A law that decriminalises abortion and legalises the medical termination of pregnancy was passed through the Northern Territory parliament just before midnight on Tuesday.
Medical abortion drugs like RU486 will be legal for up to nine weeks gestation, abortions will be able to be performed outside of hospitals in private clinics, and doctors who conscientiously object to abortion will have to refer women seeking the procedure to another doctor.
The changes will be enacted next month but health professionals will draft regulations and clinical guidelines to put the law into practice so women should have access to medical abortions from July.
Safe access zones will also be established under the new law to protect patient privacy and prevent harassment from protesters outside clinics and hospitals.
Abortion will now be removed from the territory's criminal code.
“These are important community-driven changes," health minister Natasha Fyles, who introduced the law, said in a statement.
In the debate before the vote, both the government and opposition were in agreement that the bill would bring the territory up to date with other Australian jurisdictions. The bill passed 20 to four.
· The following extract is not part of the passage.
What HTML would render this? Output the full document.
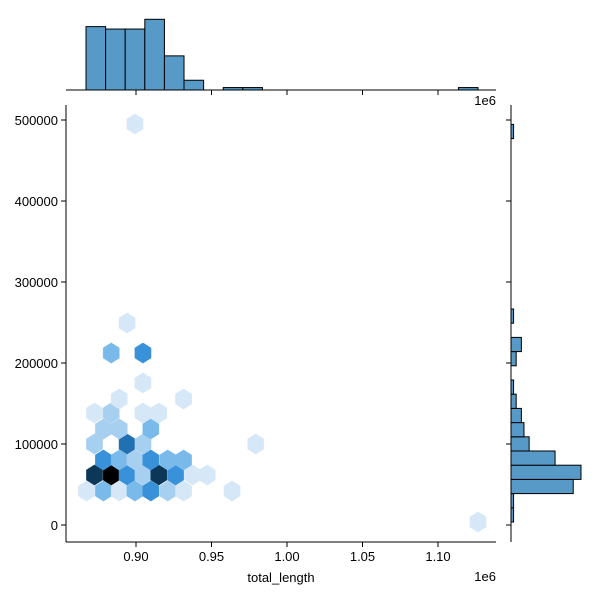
<!DOCTYPE html>
<html><head><meta charset="utf-8"><style>
html,body{margin:0;padding:0;background:#fff;}
svg{display:block;font-family:"Liberation Sans","DejaVu Sans",sans-serif;}
</style></head><body>
<svg id="chart" width="600" height="600" viewBox="0 0 600 600"></svg>
<script>
// ---- data ----
const hexX = [0.8672,0.8784,0.8889,0.8993,0.9098,0.9210,0.9315,0.9636,
  0.8725,0.8836,0.8941,0.9046,0.9151,0.9262,0.9374,0.9472,
  0.8784,0.8889,0.8993,0.9098,0.9210,0.9315,
  0.8725,0.8941,0.9046,0.9793,
  0.8784,0.8889,0.9098,
  0.8725,0.8836,0.9046,0.9151,
  0.8889,0.9315,
  0.9046,
  0.8836,0.9046,
  0.8941,
  0.8993,
  1.1265];
const hexY = [41975,41975,41975,41975,41975,41975,41975,41975,
  61728,61728,61728,61728,61728,61728,61728,61728,
  80247,80247,80247,80247,80247,80247,
  100000,100000,100000,100000,
  118519,118519,118519,
  138272,138272,138272,138272,
  155556,155556,
  175309,
  212346,212346,
  249383,
  495062,
  3704];
const hexCount = [1,3,1,3,4,2,1,1,
  7,9,4,2,7,4,1,1,
  4,3,2,4,3,3,
  2,5,2,1,
  2,2,3,
  1,2,1,1,
  1,1,
  1,
  3,4,
  1,
  1,
  1];
const topHistStart = 0.8669;
const topHistWidth = 0.01298;
const topHistCounts = [26,25,25,29,14,4,0,1,1,0,0,0,0,0,0,0,0,0,0,1];
const rightHistStart = 3704;
const rightHistWidth = 17531;
const rightHistCounts = [1,1,24,27,17,7,5,4,2,1,0,2,4,0,1,0,0,0,0,0,0,0,0,0,0,0,0,1];
const xTicks = [0.90,0.95,1.00,1.05,1.10];
const xTickLabels = ["0.90","0.95","1.00","1.05","1.10"];
const yTicks = [0,100000,200000,300000,400000,500000];
const yTickLabels = ["0","100000","200000","300000","400000","500000"];

// ---- axes ----
const L=66,R=496,T=105,B=542;
const sx = v => 136 + (v-0.9)*1510;
const sy = v => 525 - v*0.00081;
const topBase=90, topScale=70.7/29;
const rightBase=511, rightScale=70/27;
const NS="http://www.w3.org/2000/svg";
const svg=document.getElementById('chart');
function mk(tag,attrs,parent){const e=document.createElementNS(NS,tag);for(const k in attrs)e.setAttribute(k,attrs[k]);(parent||svg).appendChild(e);return e;}

const stops=[[0.11,[214,232,247]],[0.22,[168,208,240]],[0.33,[124,187,234]],[0.44,[58,146,220]],[0.56,[31,111,176]],[0.78,[12,54,86]],[1,[0,0,0]]];
function col(c){const t=c/9;if(t<=stops[0][0])return 'rgb('+stops[0][1]+')';
 for(let i=1;i<stops.length;i++){if(t<=stops[i][0]){const a=stops[i-1],b=stops[i];const f=(t-a[0])/(b[0]-a[0]);
 return 'rgb('+a[1].map((v,k)=>Math.round(v+(b[1][k]-v)*f)).join(',')+')';}}return '#000';}

// hexes
const gHex=mk('g',{});


const hw=8.15, hr=10.2;
for(let i=0;i<hexX.length;i++){
 const cx=sx(hexX[i]), cy=sy(hexY[i]);
 const pts=[[cx,cy-hr],[cx+hw,cy-hr/2],[cx+hw,cy+hr/2],[cx,cy+hr],[cx-hw,cy+hr/2],[cx-hw,cy-hr/2]].map(p=>p[0].toFixed(2)+','+p[1].toFixed(2)).join(' ');
 const p=mk('polygon',{points:pts,fill:col(hexCount[i]),stroke:col(hexCount[i]),'stroke-width':0.3},gHex);
 
 
}

// top histogram
const gTop=mk('g',{});


topHistCounts.forEach((c,i)=>{ if(!c)return;
 const x0=sx(topHistStart+i*topHistWidth), x1=sx(topHistStart+(i+1)*topHistWidth), h=c*topScale;
 const r=mk('rect',{x:x0,y:topBase-h,width:x1-x0,height:h,fill:'#5799c7',stroke:'#000','stroke-width':1},gTop);
 
 
});
const tb=mk('line',{x1:L,x2:R,y1:topBase,y2:topBase,stroke:'#000','stroke-width':1});



// right histogram
const gRight=mk('g',{});


rightHistCounts.forEach((c,i)=>{ if(!c)return;
 const y0=sy(rightHistStart+i*rightHistWidth), y1=sy(rightHistStart+(i+1)*rightHistWidth), w=c*rightScale;
 const r=mk('rect',{x:rightBase,y:y1,width:w,height:y0-y1,fill:'#5799c7',stroke:'#000','stroke-width':1},gRight);
 
 
});
const rb=mk('line',{x1:rightBase,x2:rightBase,y1:T,y2:B,stroke:'#000','stroke-width':1});



// main spines
const ls=mk('line',{x1:L,x2:L,y1:T,y2:B,stroke:'#000','stroke-width':1});


const bs=mk('line',{x1:L,x2:R,y1:B,y2:B,stroke:'#000','stroke-width':1});



// x ticks
xTicks.forEach((v,i)=>{const x=sx(v);
 const t=mk('line',{x1:x,x2:x,y1:B,y2:B+5,stroke:'#000'});
 
 
 const t2=mk('line',{x1:x,x2:x,y1:topBase,y2:topBase+5,stroke:'#000'});
 
 
 const l=mk('text',{x:x,y:B+19,'text-anchor':'middle','font-size':13,fill:'#000'});
 l.textContent=xTickLabels[i];
 
 
});
// y ticks
yTicks.forEach((v,i)=>{const y=sy(v);
 const t=mk('line',{x1:L-5,x2:L,y1:y,y2:y,stroke:'#000'});
 
 
 const t2=mk('line',{x1:rightBase-5,x2:rightBase,y1:y,y2:y,stroke:'#000'});
 
 
 const l=mk('text',{x:L-8,y:y+5,'text-anchor':'end','font-size':13,fill:'#000'});
 l.textContent=yTickLabels[i];
 
 
});
const o1=mk('text',{x:496,y:581,'text-anchor':'end','font-size':13});
o1.textContent='1e6';


const o2=mk('text',{x:496,y:105,'text-anchor':'end','font-size':13});
o2.textContent='1e6';


const xl=mk('text',{x:281,y:582,'text-anchor':'middle','font-size':13});
xl.textContent='total_length';


</script>
</body></html>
"We believe all territory women are entitled to control over their lives and access to high-quality services," Fyles said.
Northern Territory chief minister Michael Gunner said in parliament that the Northern Territory had "lagged intolerably behind" on this issue to the "detriment of the rights and health of territory women".
Aditi Srinivas from organisation What RU4 NT, which formed in 2014 to campaign for decriminalisation and access to medical abortions, said Northern Territory women were “finally being afforded” access to healthcare services that were already available across Australia.
“I am so pleased that the government has honoured its commitment and listened to the voices of so many territorians and introduced significant and substantial reforms that support women's choices,” Srinivas told BuzzFeed News.
But not everyone was happy.
Independent MP Gerry Wood claimed the legislation would make abortion more accessible and "increase the number of abortions in the territory".
"Why can't we do something that isn't copying other states, why can't we as a territory lead the way and say 'we will do something about protecting the unborn', and 'we will do something to not have another stolen generation'?"
Wood said it was hypocritical to pass domestic violence laws when abortion was allowed.